> [Excerpted data]:
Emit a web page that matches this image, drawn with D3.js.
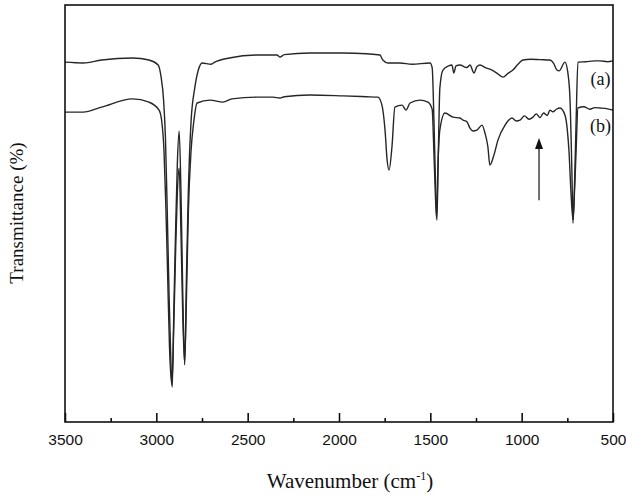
<!DOCTYPE html>
<html>
<head>
<meta charset="utf-8">
<script src="https://cdn.jsdelivr.net/npm/d3@7"></script>
<style>
  html, body { margin: 0; padding: 0; background: #fff; }
  svg { display: block; }
</style>
</head>
<body>
<svg id="ftir-chart" width="626" height="498"></svg>
<script>
// FTIR spectra, wavenumber (cm-1) vs transmittance (arbitrary, %)
const waveA = [3500, 3400, 3300, 3130, 3040, 2990, 2975, 2960, 2950, 2940, 2930, 2920, 2913, 2905, 2895, 2885, 2875, 2865, 2855, 2845, 2835, 2825, 2810, 2790, 2770, 2750, 2700, 2680, 2600, 2449, 2340, 2323, 2300, 2159, 1978, 1850, 1776, 1760, 1732, 1666, 1600, 1502, 1490, 1480, 1472, 1464, 1456, 1448, 1431, 1400, 1382, 1371, 1360, 1338, 1300, 1283, 1261, 1245, 1228, 1200, 1174, 1140, 1102, 1075, 1048, 1020, 993, 950, 900, 845, 825, 807, 795, 763, 748, 736, 725, 719, 710, 702, 692, 650, 600, 571, 530, 500];
const transA = [86.3, 86.1, 86.8, 87.3, 86.8, 85.6, 83.0, 77.0, 68.0, 50.0, 30.0, 14.0, 8.4, 25.0, 45.0, 62.0, 69.8, 55.0, 30.0, 13.7, 35.0, 55.0, 72.0, 80.0, 84.4, 86.1, 85.8, 86.3, 87.3, 88.0, 88.0, 87.5, 88.1, 88.5, 88.5, 88.3, 88.0, 86.8, 86.1, 86.1, 85.8, 86.1, 85.0, 72.0, 58.0, 48.4, 65.0, 80.0, 84.4, 85.4, 85.6, 83.7, 85.4, 85.6, 85.0, 85.6, 83.7, 85.2, 85.6, 85.0, 84.6, 83.8, 82.7, 83.6, 84.4, 85.8, 86.8, 87.0, 86.9, 86.8, 86.0, 84.4, 84.2, 86.3, 84.0, 78.0, 60.0, 47.7, 58.0, 72.0, 86.3, 86.4, 86.6, 86.6, 86.4, 86.6];

const waveB = [3500, 3400, 3300, 3130, 3040, 2985, 2970, 2958, 2948, 2938, 2928, 2915, 2905, 2895, 2885, 2875, 2865, 2855, 2845, 2835, 2825, 2810, 2795, 2777, 2706, 2635, 2586, 2449, 2361, 2323, 2300, 2159, 1978, 1850, 1787, 1765, 1748, 1737, 1726, 1710, 1694, 1655, 1633, 1611, 1557, 1513, 1490, 1480, 1472, 1466, 1458, 1448, 1420, 1376, 1338, 1321, 1300, 1283, 1267, 1245, 1217, 1201, 1185, 1174, 1152, 1130, 1091, 1053, 1030, 1009, 985, 960, 938, 920, 900, 880, 860, 845, 829, 810, 790, 763, 750, 741, 730, 719, 710, 702, 692, 660, 626, 600, 571, 530, 500];
const transB = [74.3, 74.3, 75.5, 77.5, 76.7, 74.8, 72.0, 65.0, 52.0, 35.0, 18.0, 8.9, 22.0, 40.0, 55.0, 60.9, 45.0, 25.0, 14.2, 30.0, 50.0, 65.0, 72.0, 76.5, 77.2, 76.7, 77.5, 77.9, 77.9, 77.7, 78.0, 78.4, 78.2, 78.0, 77.9, 76.0, 70.0, 63.0, 60.4, 66.0, 75.5, 76.0, 74.8, 76.5, 77.2, 76.7, 75.0, 64.0, 54.0, 48.9, 62.0, 70.0, 74.1, 73.1, 72.9, 72.4, 72.0, 70.5, 69.8, 70.0, 71.2, 69.3, 66.0, 61.6, 64.0, 67.6, 71.2, 72.9, 72.2, 72.4, 73.4, 72.6, 73.1, 73.9, 73.0, 74.1, 73.5, 74.8, 74.4, 75.0, 75.3, 73.6, 70.0, 65.0, 55.0, 48.5, 56.0, 65.0, 75.3, 75.6, 75.0, 75.4, 75.3, 75.1, 74.8];

const majorTicks = [3500, 3000, 2500, 2000, 1500, 1000, 500];
const minorTicks = [3250, 2750, 2250, 1750, 1250, 750];

const curveLabels = [
  { text: "(a)", wave: 568, trans: 80.8 },
  { text: "(b)", wave: 568, trans: 69.5 }
];
const arrowMark = { wave: 905, from: 53.2, to: 68.1 };

(function drawSpectra() {
  const svg = d3.select("#ftir-chart");
  const width = 626;
  const height = 498;

  const margin = { top: 5, right: 13, bottom: 76, left: 65 };
  const innerWidth = width - margin.left - margin.right;
  const innerHeight = height - margin.top - margin.bottom;

  const g = svg.append("g")
    .attr("transform", `translate(${margin.left},${margin.top})`);

  const x = d3.scaleLinear()
    .domain([3500, 500])
    .range([0, innerWidth]);

  const y = d3.scaleLinear()
    .domain([0, 100])
    .range([innerHeight, 0]);

  const line = d3.line()
    .x(d => x(d[0]))
    .y(d => y(d[1]))
    .curve(d3.curveMonotoneX);

  const series = [
    d3.zip(waveA, transA),
    d3.zip(waveB, transB)
  ];

  g.selectAll("path.spectrum")
    .data(series)
    .enter()
    .append("path")
    .attr("class", "spectrum")
    .attr("d", line)
    .attr("fill", "none")
    .attr("stroke", "#262626")
    .attr("stroke-width", 1.4)
    .attr("stroke-linejoin", "round");

  // major ticks with labels, pointing inward
  const axisMajor = g.append("g")
    .attr("transform", `translate(0,${innerHeight})`)
    .call(d3.axisBottom(x)
      .tickValues(majorTicks)
      .tickFormat(d3.format("d"))
      .tickSizeInner(-9)
      .tickSizeOuter(0)
      .tickPadding(12));

  axisMajor.select(".domain").remove();
  axisMajor.selectAll("line")
    .attr("stroke", "#000")
    .attr("stroke-width", 1.5);
  axisMajor.selectAll("text")
    .attr("font-family", "'Liberation Sans', Arial, sans-serif")
    .attr("font-size", "15.5px")
    .attr("fill", "#111");

  const axisMinor = g.append("g")
    .attr("transform", `translate(0,${innerHeight})`)
    .call(d3.axisBottom(x)
      .tickValues(minorTicks)
      .tickFormat("")
      .tickSizeInner(-4)
      .tickSizeOuter(0));

  axisMinor.select(".domain").remove();
  axisMinor.selectAll("line")
    .attr("stroke", "#000")
    .attr("stroke-width", 1.5);

  // frame
  g.append("rect")
    .attr("x", 0)
    .attr("y", 0)
    .attr("width", innerWidth)
    .attr("height", innerHeight)
    .attr("fill", "none")
    .attr("stroke", "#111")
    .attr("stroke-width", 1.6);

  // curve labels
  g.selectAll("text.curve-label")
    .data(curveLabels)
    .enter()
    .append("text")
    .attr("class", "curve-label")
    .attr("x", d => x(d.wave))
    .attr("y", d => y(d.trans))
    .attr("text-anchor", "middle")
    .attr("font-family", "'Liberation Serif', 'Times New Roman', serif")
    .attr("font-size", "18px")
    .attr("fill", "#111")
    .text(d => d.text);

  // arrow
  const ax = x(arrowMark.wave);
  const yTail = y(arrowMark.from);
  const yTip = y(arrowMark.to);
  g.append("line")
    .attr("x1", ax)
    .attr("x2", ax)
    .attr("y1", yTail)
    .attr("y2", yTip + 8)
    .attr("stroke", "#111")
    .attr("stroke-width", 1.2);
  g.append("path")
    .attr("d", `M${ax},${yTip} L${ax - 4},${yTip + 11} L${ax + 4},${yTip + 11} Z`)
    .attr("fill", "#111");

  // axis titles
  const xTitle = svg.append("text")
    .attr("x", 350)
    .attr("y", 488)
    .attr("text-anchor", "middle")
    .attr("font-family", "'Liberation Serif', 'Times New Roman', serif")
    .attr("font-size", "21px")
    .attr("fill", "#111");
  xTitle.append("tspan").text("Wavenumber (cm");
  xTitle.append("tspan")
    .attr("dy", -8)
    .attr("font-size", "12px")
    .text("-1");
  xTitle.append("tspan")
    .attr("dy", 8)
    .text(")");

  svg.append("text")
    .attr("transform", `translate(23,213) rotate(-90)`)
    .attr("text-anchor", "middle")
    .attr("font-family", "'Liberation Serif', 'Times New Roman', serif")
    .attr("font-size", "19px")
    .attr("fill", "#111")
    .text("Transmittance (%)");
})();
</script>
</body>
</html>
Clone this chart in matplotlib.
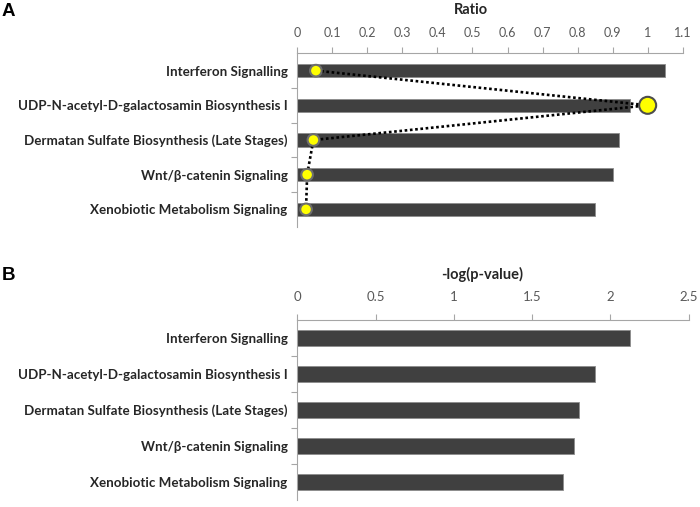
import numpy as np
import matplotlib
matplotlib.use("Agg")
import matplotlib.pyplot as plt
from matplotlib.ticker import FixedLocator

# pathway names, top to bottom
pathways = ["Interferon Signalling",
            "UDP-N-acetyl-D-galactosamin Biosynthesis I",
            "Dermatan Sulfate Biosynthesis (Late Stages)",
            "Wnt/\u03b2-catenin Signaling",
            "Xenobiotic Metabolism Signaling"]

# panel A: ratio points (top axis) and bar lengths read against the same scale
ratio = [0.053, 1.0, 0.046, 0.028, 0.025]
bars_a = [1.05, 0.951, 0.919, 0.90, 0.849]
ratio_ticks = [0, 0.1, 0.2, 0.3, 0.4, 0.5, 0.6, 0.7, 0.8, 0.9, 1, 1.1]
ratio_labels = ["0", "0.1", "0.2", "0.3", "0.4", "0.5", "0.6", "0.7", "0.8", "0.9", "1", "1.1"]

# panel B: -log(p-value)
logp = [2.125, 1.90, 1.80, 1.768, 1.698]
logp_ticks = [0, 0.5, 1, 1.5, 2, 2.5]
logp_labels = ["0", "0.5", "1", "1.5", "2", "2.5"]

W, H = 700, 507
fig = plt.figure(figsize=(W / 100, H / 100), dpi=100)

bar_col = "#404040"
spine_col = "#a6a6a6"
lab_font = "Lato"


def setup(ax, ticks, labels, xmax, labsize, pad):
    ypos = np.arange(len(pathways))
    ax.set_ylim(len(pathways) - 0.5, -0.5)
    ax.set_xlim(0, xmax)
    ax.xaxis.tick_top()
    ax.set_xticks(ticks)
    ax.set_xticklabels(labels, fontsize=labsize, color="#595959", family=lab_font)
    ax.tick_params(axis="x", direction="out", length=4, width=0.8, color=spine_col, pad=pad)
    ax.set_yticks(ypos)
    ax.set_yticklabels(pathways, fontsize=9.6, fontweight="bold", color="#262626", family=lab_font)
    ax.tick_params(axis="y", length=0, pad=7)
    ax.yaxis.set_minor_locator(FixedLocator(np.arange(len(pathways) - 1) + 0.5))
    ax.tick_params(axis="y", which="minor", length=4, width=0.8, color=spine_col, direction="out")
    for s in ["right", "bottom"]:
        ax.spines[s].set_visible(False)
    for s in ["top", "left"]:
        ax.spines[s].set_color(spine_col)
        ax.spines[s].set_linewidth(0.8)
    return ypos


# ---- panel A ----
axA = fig.add_axes([297.3 / W, 1 - 226.7 / H, 385.4 / W, 173.4 / H])
ypos = setup(axA, ratio_ticks, ratio_labels, 1.1, 9, 6)
axA.barh(ypos, bars_a, height=0.38, color=bar_col, edgecolor="#8c8c8c", linewidth=0.6, zorder=2)
axA.plot(ratio, ypos, color="black", linestyle=(0, (1, 1)), linewidth=1.9, zorder=3)
sizes = [70, 150, 70, 70, 70]
edges = ["#6e6e6e", "#4d4d4d", "#6e6e6e", "#6e6e6e", "#6e6e6e"]
axA.scatter(ratio, ypos, s=sizes, color="#ffff00", edgecolors=edges, linewidths=1.5, zorder=4)
fig.text(471 / W, 1 - 9.5 / H, "Ratio", ha="center", va="center", fontsize=10.5,
         fontweight="bold", color="#262626", family=lab_font)

# ---- panel B ----
axB = fig.add_axes([297.3 / W, 1 - 500 / H, 391.4 / W, 180 / H])
ypos = setup(axB, logp_ticks, logp_labels, 2.5, 9.5, 8)
axB.barh(ypos, logp, height=0.42, color=bar_col, edgecolor="#8c8c8c", linewidth=0.6, zorder=2)
fig.text(482 / W, 1 - 274 / H, "-log(p-value)", ha="center", va="center", fontsize=10.5,
         fontweight="bold", color="#262626", family=lab_font)

# panel letters
fig.text(2 / W, 1 - 12 / H, "A", ha="left", va="center", fontsize=13.5, fontweight="bold",
         family="Liberation Sans")
fig.text(2 / W, 1 - 275 / H, "B", ha="left", va="center", fontsize=13.5, fontweight="bold",
         family="Liberation Sans")

fig.savefig("out.png", dpi=100)
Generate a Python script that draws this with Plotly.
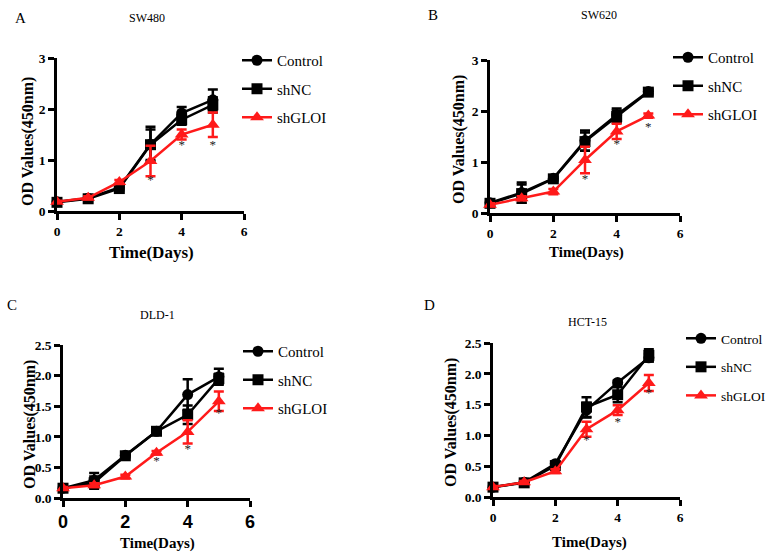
import plotly.graph_objects as go

days = [0, 1, 2, 3, 4, 5]
star_days = [3, 4, 5]

# Panel A: SW480
a_ctrl = [0.18, 0.25, 0.46, 1.31, 1.92, 2.18]
a_ctrl_err = [0.02, 0.03, 0.04, 0.34, 0.12, 0.20]
a_shnc = [0.17, 0.24, 0.44, 1.30, 1.79, 2.08]
a_shnc_err = [0.02, 0.03, 0.05, 0.30, 0.10, 0.15]
a_glo = [0.18, 0.26, 0.57, 0.98, 1.50, 1.69]
a_glo_err = [0.02, 0.03, 0.04, 0.30, 0.10, 0.24]
a_star = [0.59, 1.28, 1.28]

# Panel B: SW620
b_ctrl = [0.20, 0.40, 0.68, 1.42, 1.92, 2.38]
b_ctrl_err = [0.03, 0.20, 0.04, 0.20, 0.13, 0.05]
b_shnc = [0.19, 0.38, 0.67, 1.40, 1.89, 2.37]
b_shnc_err = [0.03, 0.18, 0.04, 0.18, 0.12, 0.05]
b_glo = [0.16, 0.29, 0.42, 1.04, 1.60, 1.91]
b_glo_err = [0.03, 0.04, 0.05, 0.26, 0.15, 0.04]
b_star = [0.65, 1.34, 1.68]

# Panel C: DLD-1
c_ctrl = [0.16, 0.29, 0.70, 1.09, 1.69, 1.98]
c_ctrl_err = [0.02, 0.12, 0.03, 0.03, 0.25, 0.13]
c_shnc = [0.16, 0.25, 0.69, 1.09, 1.36, 1.95]
c_shnc_err = [0.02, 0.10, 0.03, 0.03, 0.15, 0.08]
c_glo = [0.16, 0.21, 0.35, 0.74, 1.08, 1.58]
c_glo_err = [0.02, 0.03, 0.03, 0.03, 0.19, 0.16]
c_star = [0.59, 0.79, 1.38]

# Panel D: HCT-15
d_ctrl = [0.16, 0.24, 0.54, 1.41, 1.86, 2.26]
d_ctrl_err = [0.02, 0.02, 0.03, 0.12, 0.03, 0.06]
d_shnc = [0.16, 0.23, 0.51, 1.46, 1.66, 2.30]
d_shnc_err = [0.02, 0.02, 0.03, 0.16, 0.12, 0.10]
d_glo = [0.16, 0.24, 0.42, 1.10, 1.41, 1.85]
d_glo_err = [0.02, 0.02, 0.03, 0.12, 0.08, 0.13]
d_star = [0.92, 1.21, 1.67]

panel_letters = ["A", "B", "C", "D"]
panel_titles = ["SW480", "SW620", "DLD-1", "HCT-15"]
series_names = ["Control", "shNC", "shGLOI"]
x_title = "Time(Days)"
y_title = "OD Values(450nm)"

W, H = 768, 555
SERIF = "Liberation Serif"
SANS = "Liberation Sans"


def px_x(p):
    return p / W


def px_y(p):
    return 1 - p / H


panels = [
    dict(data=[(a_ctrl, a_ctrl_err), (a_shnc, a_shnc_err), (a_glo, a_glo_err)], star=a_star,
         xd=(57, 244), yd=(211, 58), yr=[0, 3], ytv=[0, 1, 2, 3], ytt=["0", "1", "2", "3"],
         leg=(237, 44), legsize=15, legap=6, letter=(20, 18), title=(147, 18), xt=(151, 252, 17),
         yt=(28, 142), xtickfont=dict(family=SERIF, size=13.5, color="black", weight="bold")),
    dict(data=[(b_ctrl, b_ctrl_err), (b_shnc, b_shnc_err), (b_glo, b_glo_err)], star=b_star,
         xd=(490, 680), yd=(213, 60), yr=[0, 3], ytv=[0, 1, 2, 3], ytt=["0", "1", "2", "3"],
         leg=(668, 41), legsize=15, legap=6, letter=(433, 15), title=(599, 15), xt=(586, 252, 15),
         yt=(459, 140), xtickfont=dict(family=SERIF, size=13.5, color="black", weight="bold")),
    dict(data=[(c_ctrl, c_ctrl_err), (c_shnc, c_shnc_err), (c_glo, c_glo_err)], star=c_star,
         xd=(63, 250), yd=(498, 345), yr=[0, 2.5], ytv=[0, 0.5, 1, 1.5, 2, 2.5],
         ytt=["0.0", "0.5", "1.0", "1.5", "2.0", "2.5"],
         leg=(238, 335), legsize=15, legap=6, letter=(12, 305), title=(157, 315), xt=(157, 543, 15),
         yt=(30, 425), xtickfont=dict(family=SANS, size=18, color="black", weight="bold")),
    dict(data=[(d_ctrl, d_ctrl_err), (d_shnc, d_shnc_err), (d_glo, d_glo_err)], star=d_star,
         xd=(493, 680), yd=(497, 343), yr=[0, 2.5], ytv=[0, 0.5, 1, 1.5, 2, 2.5],
         ytt=["0.0", "0.5", "1.0", "1.5", "2.0", "2.5"],
         leg=(681, 323), legsize=13.5, legap=8, letter=(429, 305), title=(587, 322), xt=(589, 542, 15),
         yt=(451, 423), xtickfont=dict(family=SERIF, size=13.5, color="black", weight="bold")),
]

styles = [
    dict(color="black", symbol="circle", size=11),
    dict(color="black", symbol="square", size=11),
    dict(color="#ff1a1a", symbol="triangle-up", size=12),
]

fig = go.Figure()
layout = dict(width=W, height=H, margin=dict(l=0, r=0, t=0, b=0, autoexpand=False),
              paper_bgcolor="white", plot_bgcolor="white", showlegend=True,
              hovermode=False, font=dict(family=SERIF, color="black"))
annotations = []

for i, p in enumerate(panels):
    n = i + 1
    xa = "x" if n == 1 else f"x{n}"
    ya = "y" if n == 1 else f"y{n}"
    lg = "legend" if n == 1 else f"legend{n}"
    for j, (vals, errs) in enumerate(p["data"]):
        st = styles[j]
        fig.add_trace(go.Scatter(
            x=days, y=vals, name=series_names[j], xaxis=xa, yaxis=ya,
            mode="lines+markers", legend=lg, legendgroup=f"{n}-{j}",
            line=dict(color=st["color"], width=2.5),
            marker=dict(color=st["color"], symbol=st["symbol"], size=st["size"]),
            error_y=dict(type="data", array=errs, color=st["color"], thickness=2.5, width=5),
            cliponaxis=False,
        ))
    fig.add_trace(go.Scatter(
        x=star_days, y=p["star"], xaxis=xa, yaxis=ya, mode="text", text=["*"] * 3,
        textfont=dict(family=SERIF, size=13, color="#222222"), showlegend=False,
        cliponaxis=False, hoverinfo="skip",
    ))
    axis_common = dict(showline=True, linecolor="black", linewidth=2.5, ticks="outside",
                       ticklen=6, tickwidth=2.5, tickcolor="black", showgrid=False,
                       zeroline=False, fixedrange=True, automargin=False)
    layout["xaxis" if n == 1 else f"xaxis{n}"] = dict(
        domain=[px_x(p["xd"][0]), px_x(p["xd"][1])], anchor=ya, range=[0, 6],
        tickvals=[0, 2, 4, 6], ticktext=["0", "2", "4", "6"], tickfont=p["xtickfont"],
        **axis_common)
    layout["yaxis" if n == 1 else f"yaxis{n}"] = dict(
        domain=[px_y(p["yd"][0]), px_y(p["yd"][1])], anchor=xa, range=p["yr"],
        tickvals=p["ytv"], ticktext=p["ytt"],
        tickfont=dict(family=SERIF, size=13.5, color="black", weight="bold"), **axis_common)
    layout[lg] = dict(x=px_x(p["leg"][0]), y=px_y(p["leg"][1]), xanchor="left", yanchor="top",
                      font=dict(family=SERIF, size=p["legsize"], color="black"),
                      bgcolor="rgba(0,0,0,0)", tracegroupgap=p["legap"],
                      itemclick=False, itemdoubleclick=False)
    annotations.append(dict(text=panel_letters[i], x=px_x(p["letter"][0]), y=px_y(p["letter"][1]),
                            xref="paper", yref="paper", showarrow=False, xanchor="center",
                            yanchor="middle", font=dict(family=SERIF, size=15, color="black")))
    annotations.append(dict(text=panel_titles[i], x=px_x(p["title"][0]), y=px_y(p["title"][1]),
                            xref="paper", yref="paper", showarrow=False, xanchor="center",
                            yanchor="middle", font=dict(family=SERIF, size=12, color="black")))
    annotations.append(dict(text=x_title, x=px_x(p["xt"][0]), y=px_y(p["xt"][1]),
                            xref="paper", yref="paper", showarrow=False, xanchor="center",
                            yanchor="middle",
                            font=dict(family=SERIF, size=p["xt"][2], color="black", weight="bold")))
    annotations.append(dict(text=y_title, x=px_x(p["yt"][0]), y=px_y(p["yt"][1]),
                            xref="paper", yref="paper", showarrow=False, xanchor="center",
                            yanchor="middle", textangle=-90,
                            font=dict(family=SERIF, size=16, color="black", weight="bold")))

layout["annotations"] = annotations
fig.update_layout(**layout)
fig.write_html("out.html", config={"displayModeBar": False},
               post_script="document.body.style.margin='0';")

> [What you should do]: Of the lines in the data, how many hold the string "chart"? State the number, nothing else.

> [Response]: 3